Aggregated Deep Local Features for Remote Sensing Image Retrieval
This work addresses retrieval challenges for remote sensing imagery, which is incremental as it builds on existing methods like VLAD and attention mechanisms.
The paper tackles remote sensing image retrieval by using attentive local convolutional features aggregated with VLAD to create a global descriptor, achieving state-of-the-art or competitive results with a 3% performance boost from a query expansion method and 50% faster retrieval times.
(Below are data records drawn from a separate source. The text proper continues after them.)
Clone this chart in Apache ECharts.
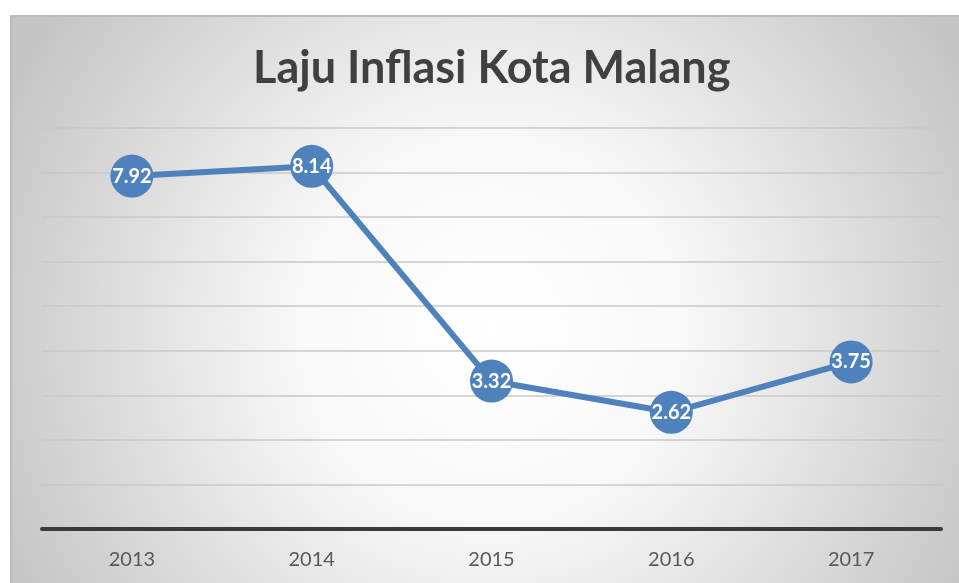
<!DOCTYPE html>
<html><head><meta charset="utf-8">
<script src="https://cdn.jsdelivr.net/npm/echarts@6/dist/echarts.min.js"></script>
<style>html,body{margin:0;padding:0;background:#fff;}#c{width:959px;height:583px;}</style>
</head><body><div id="c"></div>
<script>
var categories = ['2013','2014','2015','2016','2017'];
var inflation = [7.92, 8.14, 3.32, 2.62, 3.75];
var chart = echarts.init(document.getElementById('c'));
chart.setOption({
  animation: false,
  graphic: [{
    type: 'rect', left: 10, top: 15, z: -10,
    shape: {width: 960, height: 570},
    style: {
      fill: {type: 'radial', x: 0.5, y: 0.55, r: 0.95, colorStops: [
        {offset: 0, color: '#ffffff'}, {offset: 0.35, color: '#f8f8f8'}, {offset: 1, color: '#c4c4c4'}]},
      stroke: '#bcbcbc', lineWidth: 2
    }
  }],
  title: {
    text: 'Laju Inflasi Kota Malang', left: 248, top: 41,
    textStyle: {fontFamily: 'Lato', fontWeight: 'bold', fontSize: 45, color: '#404040'}
  },
  grid: {left: 42, right: 18, top: 128, bottom: 54},
  xAxis: {
    type: 'category', data: categories, boundaryGap: true,
    axisLine: {lineStyle: {color: '#3a3a3a', width: 4}},
    axisTick: {show: false},
    axisLabel: {fontFamily: 'Lato', fontSize: 20, color: '#595959', margin: 21}
  },
  yAxis: {
    type: 'value', min: 0, max: 9, interval: 1,
    axisLabel: {show: false}, axisLine: {show: false}, axisTick: {show: false},
    splitLine: {lineStyle: {color: '#c8c8c8', width: 1.5}}
  },
  series: [{
    type: 'line', data: inflation,
    symbol: 'circle', symbolSize: 43,
    lineStyle: {color: '#4f81bd', width: 6},
    itemStyle: {color: '#4f81bd'},
    label: {show: true, position: 'inside', color: '#ffffff', fontFamily: 'Lato', fontWeight: 'bold', fontSize: 20,
      formatter: function(p){ return p.value.toFixed(2); }}
  }]
});
</script></body></html>
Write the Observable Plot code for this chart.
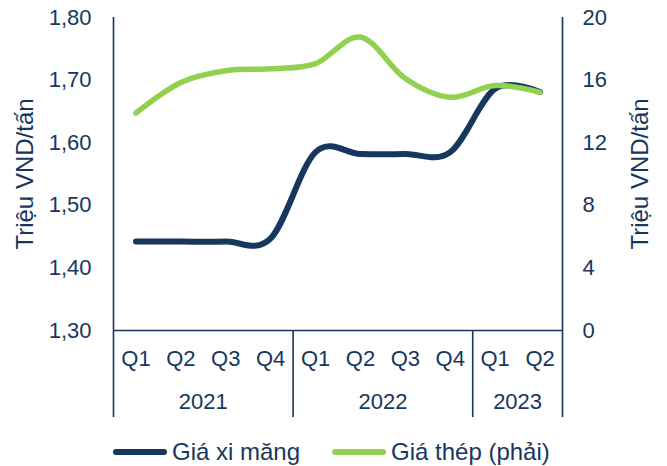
<!DOCTYPE html>
<html><head><meta charset="utf-8">
<script src="https://cdn.jsdelivr.net/npm/d3@7"></script>
<script src="https://cdn.jsdelivr.net/npm/@observablehq/plot@0.6"></script>
<style>
body{margin:0;background:#fff;font-family:"Liberation Sans",Arial,sans-serif;}
#wrap{position:relative;width:667px;height:466px;overflow:hidden;}
#chart svg{display:block;}
.leg{position:absolute;top:436px;height:32px;display:flex;align-items:center;font-size:24px;color:#17375e;white-space:nowrap;}
.sw{display:inline-block;width:54px;height:6px;border-radius:3px;margin-right:5px;}
</style></head><body><div id="wrap"><div id="chart"></div></div>
<script>
const quarters = ["Q1","Q2","Q3","Q4","Q1","Q2","Q3","Q4","Q1","Q2"];
const years = ["2021","2022","2023"];
const yearCounts = [4,4,2];
const cement = [1.442,1.442,1.442,1.447,1.585,1.582,1.582,1.585,1.686,1.681];
const steel = [13.9,15.85,16.6,16.72,17.05,18.75,16.1,14.9,15.65,15.22];
const seriesNames = ["Giá xi măng","Giá thép (phải)"];
const seriesColors = ["#17375e","#92d050"];
const leftTicks = [1.3,1.4,1.5,1.6,1.7,1.8];
const rightTicks = [0,4,8,12,16,20];
const axisTitle = "Triệu VND/tấn";

const leftMin = 1.3, leftMax = 1.8, rightMax = 20;
const toLeft = v => leftMin + v / rightMax * (leftMax - leftMin);
const fromLeft = d => Math.round((d - leftMin) / (leftMax - leftMin) * rightMax);

const cementData = cement.map((v, i) => ({i, v}));
const steelData = steel.map((v, i) => ({i, v: toLeft(v)}));

let start = 0;
const yearCenters = yearCounts.map(c => { const m = start + c / 2 - 0.5; start += c; return m; });
const dividers = [-0.5];
{ let s = -0.5; yearCounts.forEach(c => { s += c; dividers.push(s); }); }

const navy = "#17375e";
const chart = Plot.plot({
  width: 667, height: 432,
  marginLeft: 113, marginRight: 105, marginTop: 17, marginBottom: 102,
  style: {fontFamily: '"Liberation Sans", Arial, sans-serif', fontSize: "22px", color: navy, background: "#fff"},
  x: {domain: [-0.5, 9.5]},
  y: {domain: [leftMin, leftMax]},
  marks: [
    Plot.axisY(leftTicks, {anchor: "left", tickSize: 0, tickPadding: 22, label: null, fontSize: 22,
      tickFormat: d => d.toFixed(2).replace(".", ",")}),
    Plot.axisY(rightTicks.map(toLeft), {anchor: "right", tickSize: 0, tickPadding: 20, label: null, fontSize: 22,
      tickFormat: d => String(fromLeft(d))}),
    Plot.axisX(d3.range(quarters.length), {tickSize: 0, tickPadding: 20, label: null, fontSize: 22,
      tickFormat: i => quarters[i]}),
    Plot.axisX(yearCenters, {tickSize: 0, tickPadding: 63, label: null, fontSize: 22,
      tickFormat: d => years[yearCenters.indexOf(d)]}),
    Plot.axisX(dividers, {tickSize: 87, tickFormat: () => "", label: null, stroke: navy, strokeWidth: 1.6, strokeOpacity: 1}),
    Plot.ruleX([-0.5, 9.5], {stroke: navy, strokeWidth: 1.6}),
    Plot.ruleY([leftMin], {stroke: navy, strokeWidth: 1.6}),
    Plot.text([axisTitle], {frameAnchor: "left", dx: -88, rotate: -90, fontSize: 24, fill: navy, textAnchor: "middle", lineAnchor: "middle"}),
    Plot.text([axisTitle], {frameAnchor: "right", dx: 78, rotate: -90, fontSize: 24, fill: navy, textAnchor: "middle", lineAnchor: "middle"}),
    Plot.line(cementData, {x: "i", y: "v", curve: "cardinal", stroke: seriesColors[0], strokeWidth: 6, strokeLinecap: "round"}),
    Plot.line(steelData, {x: "i", y: "v", curve: "cardinal", stroke: seriesColors[1], strokeWidth: 5.5, strokeLinecap: "round"})
  ]
});
document.getElementById("chart").appendChild(chart);

const wrap = document.getElementById("wrap");
const legLeft = [113, 332];
seriesNames.forEach((name, k) => {
  const d = document.createElement("div");
  d.className = "leg";
  d.style.left = legLeft[k] + "px";
  const sw = document.createElement("span");
  sw.className = "sw";
  sw.style.background = seriesColors[k];
  d.appendChild(sw);
  d.appendChild(document.createTextNode(name));
  wrap.appendChild(d);
});
</script></body></html>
Remote Sensing Image Retrieval remains a challenging topic due to the special nature of Remote Sensing Imagery. Such images contain various different semantic objects, which clearly complicates the retrieval task. In this paper, we present an image retrieval pipeline that uses attentive, local convolutional features and aggregates them using the Vector of Locally Aggregated Descriptors (VLAD) to produce a global descriptor. We study various system parameters such as the multiplicative and additive attention mechanisms and descriptor dimensionality. We propose a query expansion method that requires no external inputs. Experiments demonstrate that even without training, the local convolutional features and global representation outperform other systems. After system tuning, we can achieve state-of-the-art or competitive results. Furthermore, we observe that our query expansion method increases overall system performance by about 3%, using only the top-three retrieved images. Finally, we show how dimensionality reduction produces compact descriptors with increased retrieval performance and fast retrieval computation times, e.g. 50% faster than the current systems.